Aim of the exercise: Pictures do not belong in the output. Reproduce exactly the lines from the start of the records through the line with "align=right] (cap) at".

Available data:
▼▼▼

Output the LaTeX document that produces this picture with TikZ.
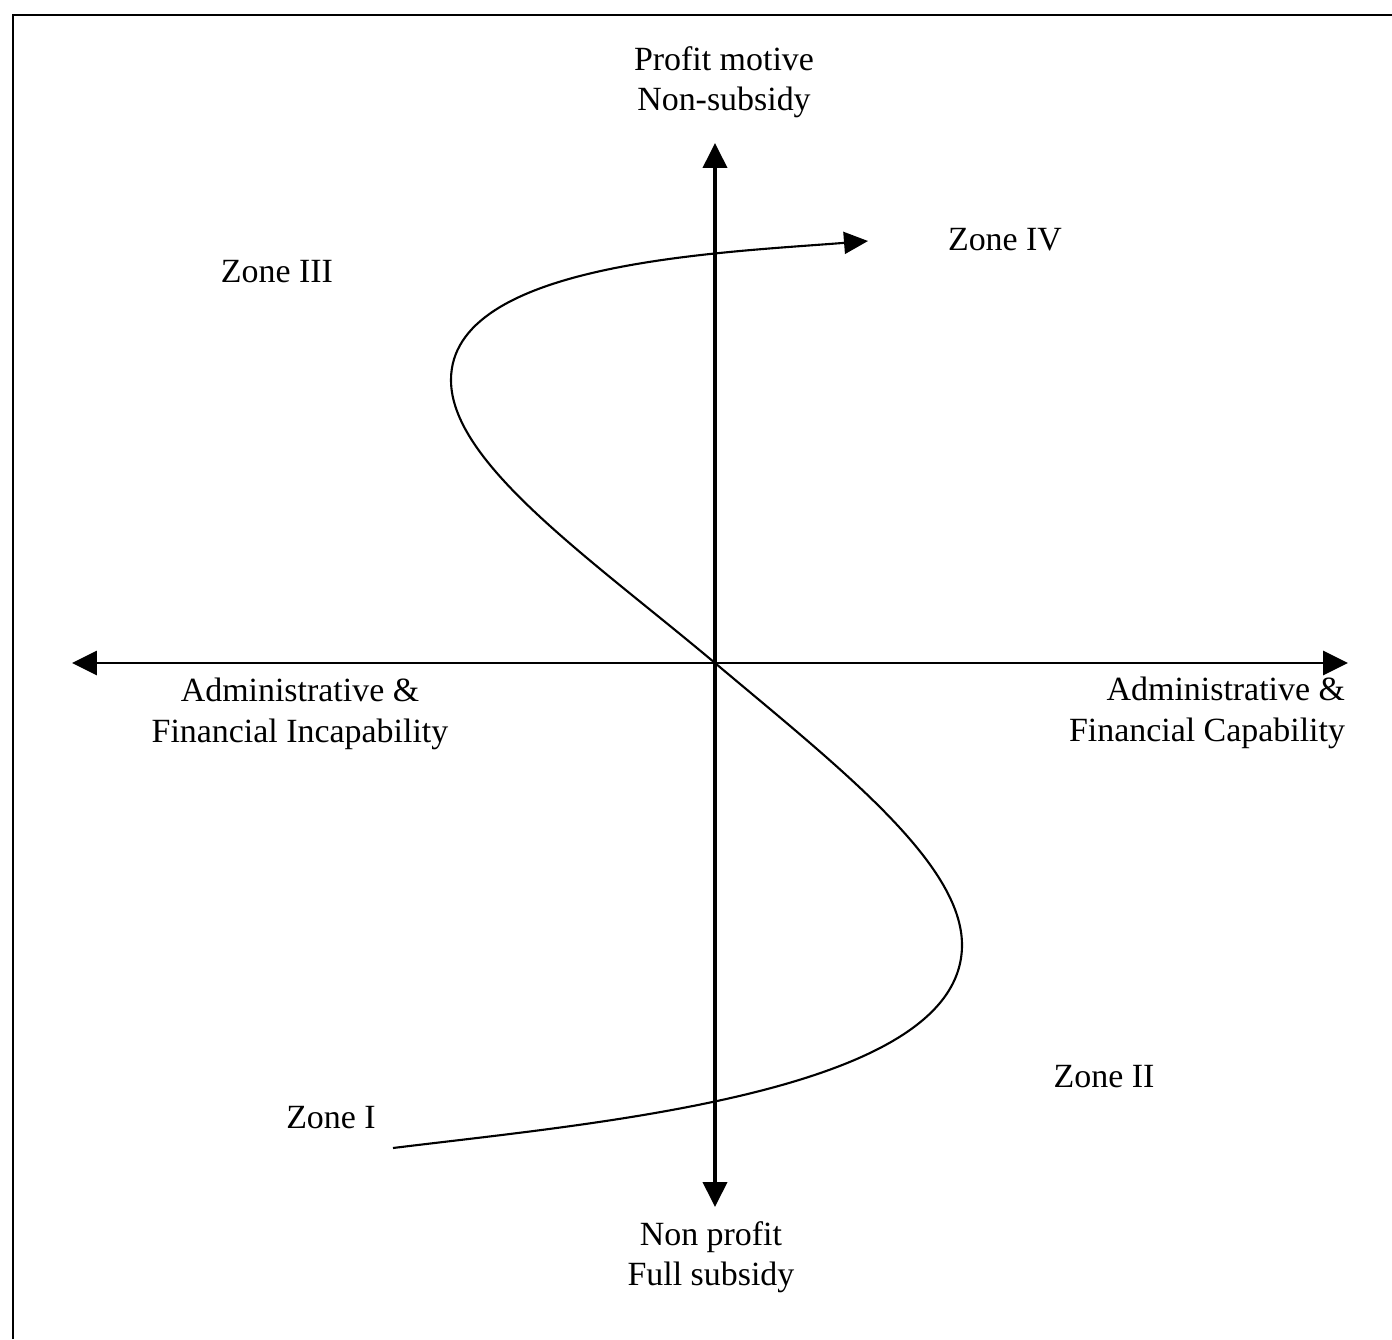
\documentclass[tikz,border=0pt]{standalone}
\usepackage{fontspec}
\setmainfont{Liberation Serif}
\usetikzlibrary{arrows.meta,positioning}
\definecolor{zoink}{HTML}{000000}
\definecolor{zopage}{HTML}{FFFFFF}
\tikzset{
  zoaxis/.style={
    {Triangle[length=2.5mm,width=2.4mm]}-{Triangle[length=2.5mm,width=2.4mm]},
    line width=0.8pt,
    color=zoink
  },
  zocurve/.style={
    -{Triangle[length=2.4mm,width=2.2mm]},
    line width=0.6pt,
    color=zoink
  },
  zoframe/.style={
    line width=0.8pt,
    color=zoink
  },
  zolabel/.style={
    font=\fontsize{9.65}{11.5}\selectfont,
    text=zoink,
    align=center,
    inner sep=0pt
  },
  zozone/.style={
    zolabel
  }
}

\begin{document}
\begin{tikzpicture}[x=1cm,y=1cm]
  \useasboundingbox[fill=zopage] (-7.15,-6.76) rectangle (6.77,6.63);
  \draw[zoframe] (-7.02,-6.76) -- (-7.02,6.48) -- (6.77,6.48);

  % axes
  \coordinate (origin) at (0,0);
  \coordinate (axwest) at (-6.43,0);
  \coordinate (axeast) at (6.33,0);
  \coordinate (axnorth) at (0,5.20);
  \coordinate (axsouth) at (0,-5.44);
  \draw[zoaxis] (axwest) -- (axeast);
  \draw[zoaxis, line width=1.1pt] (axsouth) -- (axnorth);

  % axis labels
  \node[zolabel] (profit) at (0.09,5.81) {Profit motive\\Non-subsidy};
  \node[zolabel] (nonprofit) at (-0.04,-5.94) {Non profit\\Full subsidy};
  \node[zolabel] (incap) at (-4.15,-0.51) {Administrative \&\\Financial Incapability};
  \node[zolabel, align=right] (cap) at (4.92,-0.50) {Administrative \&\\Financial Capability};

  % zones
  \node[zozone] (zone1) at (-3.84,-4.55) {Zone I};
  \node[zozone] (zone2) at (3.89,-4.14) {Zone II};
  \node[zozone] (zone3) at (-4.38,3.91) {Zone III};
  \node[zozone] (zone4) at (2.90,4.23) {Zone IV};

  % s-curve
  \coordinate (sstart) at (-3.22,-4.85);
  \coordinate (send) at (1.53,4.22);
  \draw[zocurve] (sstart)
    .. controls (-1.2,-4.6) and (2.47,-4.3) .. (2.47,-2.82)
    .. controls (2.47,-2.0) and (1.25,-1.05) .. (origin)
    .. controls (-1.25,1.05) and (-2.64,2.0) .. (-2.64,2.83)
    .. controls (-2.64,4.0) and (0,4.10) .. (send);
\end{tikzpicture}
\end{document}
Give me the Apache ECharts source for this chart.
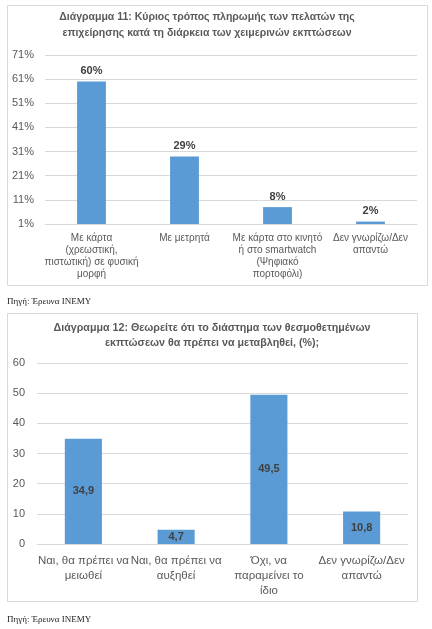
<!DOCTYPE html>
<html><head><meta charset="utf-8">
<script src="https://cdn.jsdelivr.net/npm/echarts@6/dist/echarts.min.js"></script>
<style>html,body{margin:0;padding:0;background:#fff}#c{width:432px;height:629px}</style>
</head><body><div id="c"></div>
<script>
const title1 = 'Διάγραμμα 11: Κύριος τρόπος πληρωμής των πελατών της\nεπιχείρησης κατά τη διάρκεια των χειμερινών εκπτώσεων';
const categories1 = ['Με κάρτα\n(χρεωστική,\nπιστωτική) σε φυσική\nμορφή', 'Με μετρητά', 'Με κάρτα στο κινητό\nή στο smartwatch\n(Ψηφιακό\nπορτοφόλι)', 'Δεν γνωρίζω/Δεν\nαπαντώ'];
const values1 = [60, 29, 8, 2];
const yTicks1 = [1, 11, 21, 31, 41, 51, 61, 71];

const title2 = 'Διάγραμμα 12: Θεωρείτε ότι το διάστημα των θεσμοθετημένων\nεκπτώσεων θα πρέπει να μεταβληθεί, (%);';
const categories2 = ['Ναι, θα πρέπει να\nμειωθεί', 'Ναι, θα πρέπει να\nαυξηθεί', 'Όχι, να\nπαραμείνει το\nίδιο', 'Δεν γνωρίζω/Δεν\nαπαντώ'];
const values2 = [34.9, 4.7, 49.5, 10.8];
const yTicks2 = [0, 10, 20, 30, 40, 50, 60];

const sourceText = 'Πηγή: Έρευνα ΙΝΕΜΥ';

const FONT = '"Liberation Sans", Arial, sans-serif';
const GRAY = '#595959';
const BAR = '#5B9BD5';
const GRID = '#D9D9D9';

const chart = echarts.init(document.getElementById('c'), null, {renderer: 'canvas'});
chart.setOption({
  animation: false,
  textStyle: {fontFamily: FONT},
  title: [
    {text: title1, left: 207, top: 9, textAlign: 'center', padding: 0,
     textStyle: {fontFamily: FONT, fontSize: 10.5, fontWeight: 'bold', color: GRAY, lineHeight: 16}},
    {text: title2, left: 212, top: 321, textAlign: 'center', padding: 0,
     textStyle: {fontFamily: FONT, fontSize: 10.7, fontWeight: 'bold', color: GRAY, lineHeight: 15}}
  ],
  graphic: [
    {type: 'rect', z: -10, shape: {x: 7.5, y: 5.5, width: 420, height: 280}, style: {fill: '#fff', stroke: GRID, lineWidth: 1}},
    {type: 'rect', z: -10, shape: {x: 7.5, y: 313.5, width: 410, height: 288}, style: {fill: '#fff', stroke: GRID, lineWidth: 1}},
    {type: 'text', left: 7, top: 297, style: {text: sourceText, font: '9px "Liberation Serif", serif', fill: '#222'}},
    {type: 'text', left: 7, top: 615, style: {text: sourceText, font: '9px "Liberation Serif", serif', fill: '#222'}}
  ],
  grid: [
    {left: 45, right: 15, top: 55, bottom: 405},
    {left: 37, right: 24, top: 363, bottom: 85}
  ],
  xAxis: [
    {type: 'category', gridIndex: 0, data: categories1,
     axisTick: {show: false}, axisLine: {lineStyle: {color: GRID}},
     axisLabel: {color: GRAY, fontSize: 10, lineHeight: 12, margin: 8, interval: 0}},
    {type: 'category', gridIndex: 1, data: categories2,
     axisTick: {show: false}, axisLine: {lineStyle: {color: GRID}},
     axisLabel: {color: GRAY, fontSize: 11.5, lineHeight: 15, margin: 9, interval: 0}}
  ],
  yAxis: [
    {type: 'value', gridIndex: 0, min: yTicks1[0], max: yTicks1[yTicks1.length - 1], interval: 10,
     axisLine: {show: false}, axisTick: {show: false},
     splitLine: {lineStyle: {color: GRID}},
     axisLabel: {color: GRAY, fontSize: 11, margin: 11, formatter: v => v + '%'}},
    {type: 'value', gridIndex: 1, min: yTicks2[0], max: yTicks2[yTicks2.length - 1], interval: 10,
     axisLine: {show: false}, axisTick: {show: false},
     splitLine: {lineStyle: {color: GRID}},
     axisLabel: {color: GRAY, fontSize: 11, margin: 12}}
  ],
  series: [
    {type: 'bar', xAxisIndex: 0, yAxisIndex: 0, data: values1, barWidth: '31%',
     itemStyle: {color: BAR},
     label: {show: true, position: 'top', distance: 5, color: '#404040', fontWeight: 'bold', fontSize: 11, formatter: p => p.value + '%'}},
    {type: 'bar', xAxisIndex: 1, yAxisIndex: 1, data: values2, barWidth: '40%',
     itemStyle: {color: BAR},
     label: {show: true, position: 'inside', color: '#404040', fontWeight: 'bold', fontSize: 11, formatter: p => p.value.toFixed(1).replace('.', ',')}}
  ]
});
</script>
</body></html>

▲▲▲

Response for this exercise:
Output the LaTeX document that produces this picture with TikZ.
\documentclass[tikz,border=0pt]{standalone}
\usepackage{fontspec}
\setmainfont{Liberation Serif}
\usetikzlibrary{arrows.meta,positioning}
\definecolor{zoink}{HTML}{000000}
\definecolor{zopage}{HTML}{FFFFFF}
\tikzset{
  zoaxis/.style={
    {Triangle[length=2.5mm,width=2.4mm]}-{Triangle[length=2.5mm,width=2.4mm]},
    line width=0.8pt,
    color=zoink
  },
  zocurve/.style={
    -{Triangle[length=2.4mm,width=2.2mm]},
    line width=0.6pt,
    color=zoink
  },
  zoframe/.style={
    line width=0.8pt,
    color=zoink
  },
  zolabel/.style={
    font=\fontsize{9.65}{11.5}\selectfont,
    text=zoink,
    align=center,
    inner sep=0pt
  },
  zozone/.style={
    zolabel
  }
}

\begin{document}
\begin{tikzpicture}[x=1cm,y=1cm]
  \useasboundingbox[fill=zopage] (-7.15,-6.76) rectangle (6.77,6.63);
  \draw[zoframe] (-7.02,-6.76) -- (-7.02,6.48) -- (6.77,6.48);

  % axes
  \coordinate (origin) at (0,0);
  \coordinate (axwest) at (-6.43,0);
  \coordinate (axeast) at (6.33,0);
  \coordinate (axnorth) at (0,5.20);
  \coordinate (axsouth) at (0,-5.44);
  \draw[zoaxis] (axwest) -- (axeast);
  \draw[zoaxis, line width=1.1pt] (axsouth) -- (axnorth);

  % axis labels
  \node[zolabel] (profit) at (0.09,5.81) {Profit motive\\Non-subsidy};
  \node[zolabel] (nonprofit) at (-0.04,-5.94) {Non profit\\Full subsidy};
  \node[zolabel] (incap) at (-4.15,-0.51) {Administrative \&\\Financial Incapability};
  \node[zolabel, align=right] (cap) at (4.92,-0.50) {Administrative \&\\Financial Capability};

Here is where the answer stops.